Remarkably, Speaker.gov documents 22 times Obama said he “couldn’t ignore or create his own immigration law,” including in 2010 when he said this: “[T]here are those in the immigrants’ rights community who have argued passionately that we should simply provide those who are [here] illegally with legal status, or at least ignore the laws on the books and put an end to deportation until we have better laws...

“I believe such an indiscriminate approach would be both unwise and unfair. It would suggest to those thinking about coming here illegally that there will be no repercussions for such a decision. And this could lead to a surge in more illegal immigration. And it would also ignore the millions of people around the world who are waiting in line to come here legally. Ultimately, our nation, like all nations, has the right and obligation to control its borders and set laws for residency and citizenship.
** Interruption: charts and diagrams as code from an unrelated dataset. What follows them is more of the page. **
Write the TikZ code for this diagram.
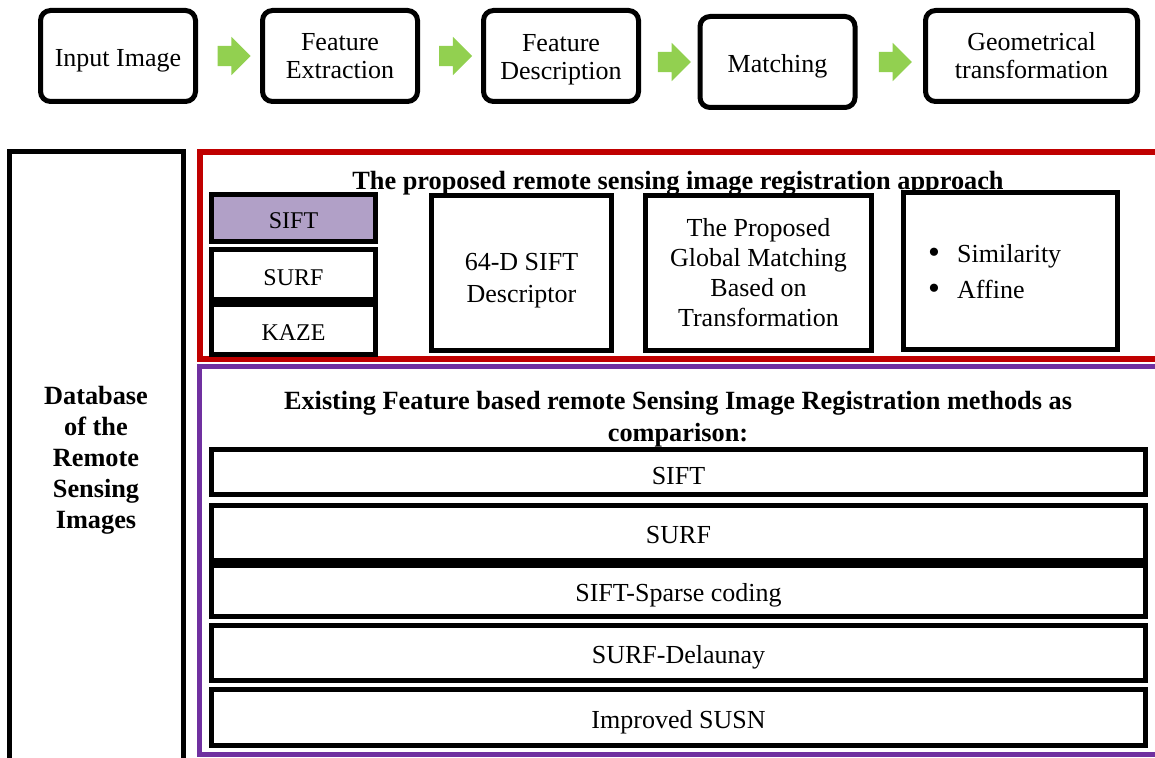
\documentclass[tikz,border=0pt]{standalone}
\usepackage{fontspec}
\setmainfont{Liberation Serif}
\usepackage{tikz}
\usetikzlibrary{calc,shapes.arrows}

\definecolor{framered}{HTML}{C00000}
\definecolor{framepurple}{HTML}{7030A0}
\definecolor{siftfill}{HTML}{B1A0C7}
\definecolor{arrowgreen}{HTML}{92D050}

\tikzset{
  stage/.style={draw, line width=5pt, rounded corners=10pt, minimum width=155pt, minimum height=91pt,
    align=center, inner sep=0pt, font=\fontsize{26}{28}\selectfont},
  block/.style={draw, line width=5pt, fill=white, align=center, inner sep=0pt, font=\fontsize{26}{30}\selectfont},
  oneline/.style={text height=23pt, text depth=2pt},
  method/.style={block, oneline, minimum width=934pt},
  detector/.style={block, oneline, minimum width=164pt, font=\fontsize{24}{28}\selectfont},
  flow/.style={single arrow, fill=arrowgreen, draw=none, minimum height=33pt,
    single arrow head extend=9pt, inner xsep=0pt, inner ysep=10pt},
  heading/.style={align=center, inner sep=0pt, font=\bfseries\fontsize{26.3}{32}\selectfont},
}

\newcommand{\bulletitem}[1]{\makebox[29pt][l]{\raisebox{-1pt}{\fontsize{34}{36}\selectfont\textbullet}}#1}

\begin{document}
\begin{tikzpicture}[x=1pt, y=-1pt]

    \useasboundingbox (0,0) rectangle (1155,757);
    \clip (0,0) rectangle (1155,757);

    % Pipeline
    \node[stage, oneline] (input) at (118,56) {Input Image};
    \node[stage] (extract) at (340,56) {Feature\\Extraction};
    \node[stage] (describe) at (561,56) {\rule{0pt}{24pt}Feature\\Description};
    \node[stage, oneline] (match) at (777.5,62) {Matching};
    \node[stage, minimum width=212pt] (geom) at (1031.5,56) {Geometrical\\transformation};

    % Green arrows between the stages
    \node[flow] (flowa) at ($(input.east)!0.5!(extract.west)$) {};
    \node[flow] (flowb) at ($(extract.east)!0.5!(describe.west)$) {};
    \node[flow] (flowc) at ($(describe.east |- match.west)!0.5!(match.west)$) {};
    \node[flow] (flowd) at ($(match.east)!0.5!(geom.west |- match.east)$) {};

    % Database column
    \node[block, minimum width=174pt, minimum height=611pt] (db) at (96.5,457) {};
    \node[heading, font=\bfseries\fontsize{26.3}{31}\selectfont] (dbtext) at (96,460)
        {Database\\of the\\Remote\\Sensing\\Images};

    % Proposed approach (red frame)
    \draw[framered, line width=6pt] (200,152) rectangle (1175,359);
    \node[heading] (proposed) at (678,183) {The proposed remote sensing image registration approach};

    \node[detector, fill=siftfill, minimum height=47pt] (sift) at (293.5,218) {SIFT};
    \node[detector, minimum height=50pt] (surf) at (293.5,274.5) {SURF};
    \node[detector, minimum height=50pt] (kaze) at (293.5,329.5) {KAZE};

    \node[block, minimum width=180pt, minimum height=155pt] (desc) at (521.5,273)
        {\rule{0pt}{32pt}64-D SIFT\\[2pt]Descriptor};
    \node[block, minimum width=226pt, minimum height=155pt] (global) at (758.5,273)
        {The Proposed\\Global Matching\\Based on\\Transformation};
    \node[block, minimum width=214pt, minimum height=157pt] (trans) at (1010.5,271) {};
    \node[align=left, inner sep=0pt, anchor=west, font=\fontsize{26}{36}\selectfont] (transtext) at (928,272)
        {\bulletitem{Similarity}\\\bulletitem{Affine}};

    % Existing methods (purple frame)
    \draw[framepurple, line width=5pt] (199.5,366.5) rectangle (1175,754.5);
    \node[heading] (existing) at (678,419)
        {Existing Feature based remote Sensing Image Registration methods as\\comparison:};

    \node[method, minimum height=45pt, text height=26pt] (msift) at (678.5,472) {SIFT};
    \node[method, minimum height=55pt] (msurf) at (678.5,533) {SURF};
    \node[method, minimum height=51pt] (msparse) at (678.5,591) {SIFT-Sparse coding};
    \node[method, minimum height=55pt] (mdelaunay) at (678.5,653) {SURF-Delaunay};
    \node[method, minimum height=56pt] (msusn) at (678.5,717.5) {Improved SUSN};

\end{tikzpicture}
\end{document}
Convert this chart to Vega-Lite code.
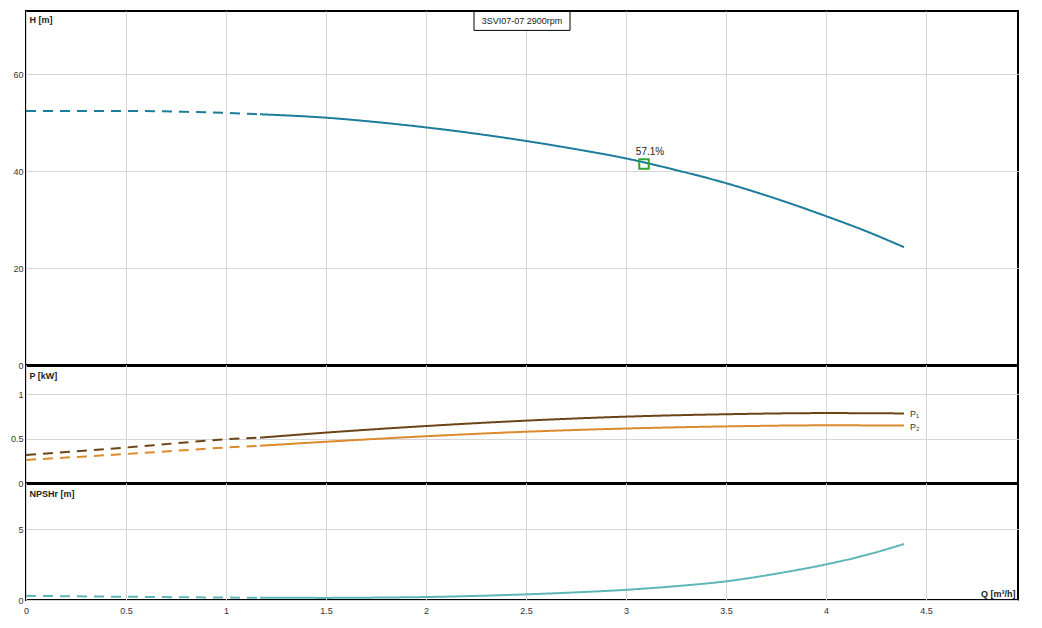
{
  "$schema": "https://vega.github.io/schema/vega-lite/v6.json",
  "background": "white",
  "padding": {"left": 9, "top": 9, "right": 5, "bottom": 5},
  "spacing": 0,
  "bounds": "flush",
  "config": {
    "font": "Liberation Sans",
    "view": {"stroke": "black", "strokeWidth": 2},
    "axis": {
      "gridColor": "#d6d6d6",
      "gridWidth": 1,
      "labelFont": "Liberation Sans",
      "labelFontSize": 9,
      "labelColor": "#333333",
      "labelPadding": 3,
      "labelFlush": false,
      "ticks": false,
      "domain": false,
      "format": "~r",
      "titleFont": "Liberation Sans",
      "titleFontSize": 9,
      "titleFontWeight": "bold",
      "titleColor": "#222222"
    },
    "line": {"strokeWidth": 2, "interpolate": "monotone"}
  },
  "datasets": {
    "head": [
      {"Q": 0, "H": 52.4, "seg": "ext"},
      {"Q": 0.25, "H": 52.4, "seg": "ext"},
      {"Q": 0.5, "H": 52.4, "seg": "ext"},
      {"Q": 0.75, "H": 52.25, "seg": "ext"},
      {"Q": 1.0, "H": 52.0, "seg": "ext"},
      {"Q": 1.17, "H": 51.7, "seg": "ext"},
      {"Q": 1.17, "H": 51.7, "seg": "op"},
      {"Q": 1.5, "H": 51.0, "seg": "op"},
      {"Q": 1.75, "H": 50.1, "seg": "op"},
      {"Q": 2.0, "H": 49.0, "seg": "op"},
      {"Q": 2.25, "H": 47.7, "seg": "op"},
      {"Q": 2.5, "H": 46.2, "seg": "op"},
      {"Q": 2.75, "H": 44.5, "seg": "op"},
      {"Q": 3.0, "H": 42.6, "seg": "op"},
      {"Q": 3.25, "H": 40.2, "seg": "op"},
      {"Q": 3.5, "H": 37.5, "seg": "op"},
      {"Q": 3.75, "H": 34.3, "seg": "op"},
      {"Q": 4.0, "H": 30.7, "seg": "op"},
      {"Q": 4.2, "H": 27.6, "seg": "op"},
      {"Q": 4.39, "H": 24.3, "seg": "op"}
    ],
    "power": [
      {"Q": 0, "P": 0.316, "curve": "P1", "seg": "ext"},
      {"Q": 0.25, "P": 0.358, "curve": "P1", "seg": "ext"},
      {"Q": 0.5, "P": 0.4, "curve": "P1", "seg": "ext"},
      {"Q": 0.75, "P": 0.448, "curve": "P1", "seg": "ext"},
      {"Q": 1.0, "P": 0.493, "curve": "P1", "seg": "ext"},
      {"Q": 1.17, "P": 0.511, "curve": "P1", "seg": "ext"},
      {"Q": 1.17, "P": 0.511, "curve": "P1", "seg": "op"},
      {"Q": 1.5, "P": 0.568, "curve": "P1", "seg": "op"},
      {"Q": 2.0, "P": 0.642, "curve": "P1", "seg": "op"},
      {"Q": 2.5, "P": 0.703, "curve": "P1", "seg": "op"},
      {"Q": 3.0, "P": 0.748, "curve": "P1", "seg": "op"},
      {"Q": 3.5, "P": 0.775, "curve": "P1", "seg": "op"},
      {"Q": 4.0, "P": 0.788, "curve": "P1", "seg": "op"},
      {"Q": 4.39, "P": 0.784, "curve": "P1", "seg": "op"},
      {"Q": 0, "P": 0.26, "curve": "P2", "seg": "ext"},
      {"Q": 0.25, "P": 0.293, "curve": "P2", "seg": "ext"},
      {"Q": 0.5, "P": 0.327, "curve": "P2", "seg": "ext"},
      {"Q": 0.75, "P": 0.363, "curve": "P2", "seg": "ext"},
      {"Q": 1.0, "P": 0.4, "curve": "P2", "seg": "ext"},
      {"Q": 1.17, "P": 0.42, "curve": "P2", "seg": "ext"},
      {"Q": 1.17, "P": 0.42, "curve": "P2", "seg": "op"},
      {"Q": 1.5, "P": 0.465, "curve": "P2", "seg": "op"},
      {"Q": 2.0, "P": 0.527, "curve": "P2", "seg": "op"},
      {"Q": 2.5, "P": 0.578, "curve": "P2", "seg": "op"},
      {"Q": 3.0, "P": 0.614, "curve": "P2", "seg": "op"},
      {"Q": 3.5, "P": 0.638, "curve": "P2", "seg": "op"},
      {"Q": 4.0, "P": 0.65, "curve": "P2", "seg": "op"},
      {"Q": 4.39, "P": 0.648, "curve": "P2", "seg": "op"}
    ],
    "powerLabels": [
      {"Q": 4.39, "P": 0.784, "label": "P₁"},
      {"Q": 4.39, "P": 0.648, "label": "P₂"}
    ],
    "npsh": [
      {"Q": 0, "N": 0.3, "seg": "ext"},
      {"Q": 0.25, "N": 0.26, "seg": "ext"},
      {"Q": 0.5, "N": 0.23, "seg": "ext"},
      {"Q": 0.75, "N": 0.2, "seg": "ext"},
      {"Q": 1.0, "N": 0.17, "seg": "ext"},
      {"Q": 1.17, "N": 0.16, "seg": "ext"},
      {"Q": 1.17, "N": 0.16, "seg": "op"},
      {"Q": 1.5, "N": 0.15, "seg": "op"},
      {"Q": 1.75, "N": 0.17, "seg": "op"},
      {"Q": 2.0, "N": 0.21, "seg": "op"},
      {"Q": 2.25, "N": 0.29, "seg": "op"},
      {"Q": 2.5, "N": 0.4, "seg": "op"},
      {"Q": 2.75, "N": 0.54, "seg": "op"},
      {"Q": 3.0, "N": 0.72, "seg": "op"},
      {"Q": 3.25, "N": 0.98, "seg": "op"},
      {"Q": 3.5, "N": 1.32, "seg": "op"},
      {"Q": 3.75, "N": 1.86, "seg": "op"},
      {"Q": 4.0, "N": 2.52, "seg": "op"},
      {"Q": 4.2, "N": 3.18, "seg": "op"},
      {"Q": 4.39, "N": 3.96, "seg": "op"}
    ],
    "titleBox": [
      {"Q": 2.24, "Q2": 2.72, "H": 72.9, "H2": 69.0, "Hm": 70.95, "Qm": 2.48, "label": "3SVI07-07 2900rpm"}
    ],
    "duty": [
      {"Q": 3.09, "H": 41.44, "label": "57.1%"}
    ]
  },
  "vconcat": [
    {
      "width": 992,
      "height": 354,
      "layer": [
        {
          "data": {"name": "head"},
          "mark": {"type": "line", "color": "#1c7c9b"},
          "encoding": {
            "x": {
              "field": "Q", "type": "quantitative",
              "scale": {"domain": [0, 4.96], "nice": false, "zero": false},
              "axis": {"values": [0, 0.5, 1, 1.5, 2, 2.5, 3, 3.5, 4, 4.5], "labels": false, "title": null, "domain": true, "domainColor": "black", "domainWidth": 3}
            },
            "y": {
              "field": "H", "type": "quantitative",
              "scale": {"domain": [0, 73], "nice": false},
              "axis": {"values": [0, 20, 40, 60], "title": "H [m]", "titleAngle": 0, "titleX": 3, "titleY": 11, "titleAlign": "left", "titleBaseline": "alphabetic"}
            },
            "strokeDash": {"field": "seg", "type": "nominal", "scale": {"domain": ["ext", "op"], "range": [[10, 7], [1, 0]]}, "legend": null}
          }
        },
        {
          "data": {"name": "titleBox"},
          "mark": {"type": "rect", "fill": "white", "stroke": "black", "strokeWidth": 1},
          "encoding": {
            "x": {"field": "Q", "type": "quantitative"},
            "x2": {"field": "Q2"},
            "y": {"field": "H", "type": "quantitative"},
            "y2": {"field": "H2"}
          }
        },
        {
          "data": {"name": "titleBox"},
          "mark": {"type": "text", "fontSize": 9, "color": "#222222", "align": "center", "baseline": "middle"},
          "encoding": {
            "x": {"field": "Qm", "type": "quantitative"},
            "y": {"field": "Hm", "type": "quantitative"},
            "text": {"field": "label"}
          }
        },
        {
          "data": {"name": "duty"},
          "mark": {"type": "point", "shape": "square", "size": 90, "filled": false, "stroke": "#2fa52f", "strokeWidth": 2, "opacity": 1},
          "encoding": {
            "x": {"field": "Q", "type": "quantitative"},
            "y": {"field": "H", "type": "quantitative"}
          }
        },
        {
          "data": {"name": "duty"},
          "mark": {"type": "text", "fontSize": 10, "color": "#222222", "align": "center", "baseline": "alphabetic", "dx": 6, "dy": -9},
          "encoding": {
            "x": {"field": "Q", "type": "quantitative"},
            "y": {"field": "H", "type": "quantitative"},
            "text": {"field": "label"}
          }
        }
      ]
    },
    {
      "width": 992,
      "height": 118,
      "layer": [
        {
          "data": {"name": "power"},
          "mark": {"type": "line"},
          "encoding": {
            "x": {
              "field": "Q", "type": "quantitative",
              "scale": {"domain": [0, 4.96], "nice": false, "zero": false},
              "axis": {"values": [0, 0.5, 1, 1.5, 2, 2.5, 3, 3.5, 4, 4.5], "labels": false, "title": null, "domain": true, "domainColor": "black", "domainWidth": 3}
            },
            "y": {
              "field": "P", "type": "quantitative",
              "scale": {"domain": [0, 1.33], "nice": false},
              "axis": {"values": [0, 0.5, 1], "title": "P [kW]", "titleAngle": 0, "titleX": 3, "titleY": 13, "titleAlign": "left", "titleBaseline": "alphabetic"}
            },
            "color": {"field": "curve", "type": "nominal", "scale": {"domain": ["P1", "P2"], "range": ["#6b4517", "#dc8a2c"]}, "legend": null},
            "strokeDash": {"field": "seg", "type": "nominal", "scale": {"domain": ["ext", "op"], "range": [[10, 7], [1, 0]]}, "legend": null}
          }
        },
        {
          "data": {"name": "powerLabels"},
          "mark": {"type": "text", "fontSize": 9, "color": "#333333", "align": "left", "baseline": "middle", "dx": 6, "dy": 1},
          "encoding": {
            "x": {"field": "Q", "type": "quantitative"},
            "y": {"field": "P", "type": "quantitative"},
            "text": {"field": "label"}
          }
        }
      ]
    },
    {
      "width": 992,
      "height": 117,
      "layer": [
        {
          "data": {"name": "npsh"},
          "mark": {"type": "line", "color": "#5fb6b7"},
          "encoding": {
            "x": {
              "field": "Q", "type": "quantitative",
              "scale": {"domain": [0, 4.96], "nice": false, "zero": false},
              "axis": {"values": [0, 0.5, 1, 1.5, 2, 2.5, 3, 3.5, 4, 4.5], "labelPadding": 6, "title": "Q [m³/h]", "titleX": 989, "titleY": -4, "titleAlign": "right", "titleBaseline": "alphabetic"}
            },
            "y": {
              "field": "N", "type": "quantitative",
              "scale": {"domain": [0, 8.28], "nice": false},
              "axis": {"values": [0, 5], "title": "NPSHr [m]", "titleAngle": 0, "titleX": 3, "titleY": 13, "titleAlign": "left", "titleBaseline": "alphabetic"}
            },
            "strokeDash": {"field": "seg", "type": "nominal", "scale": {"domain": ["ext", "op"], "range": [[9, 8], [1, 0]]}, "legend": null}
          }
        }
      ]
    }
  ]
}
And no matter how decent they are, no matter their reasons, the 11 million who broke these laws should be held accountable.”

That changed in 2012 when Obama forsook his oath to ensure that “laws be faithfully executed” — and crowned himself as proverbial king.

Obama justified DACA on the authority of “prosecutorial discretion,” but, as Fox News’ Gregg Jarrett recently expressed, it is more accurate Obama was “distorting” prosecutorial discretion.

Legal experts agree DACA won’t stand up in court when challenged because, as Attorney General Jeff Sessions said, “Such an open-ended circumvention of immigration laws was an unconstitutional exercise.”

Although Obama’s words are easy on the ears and lull the naive to sleep, those who are “woke” understand today Obama’s words fan the flame of ignorance while his policies continue to divide and damage America.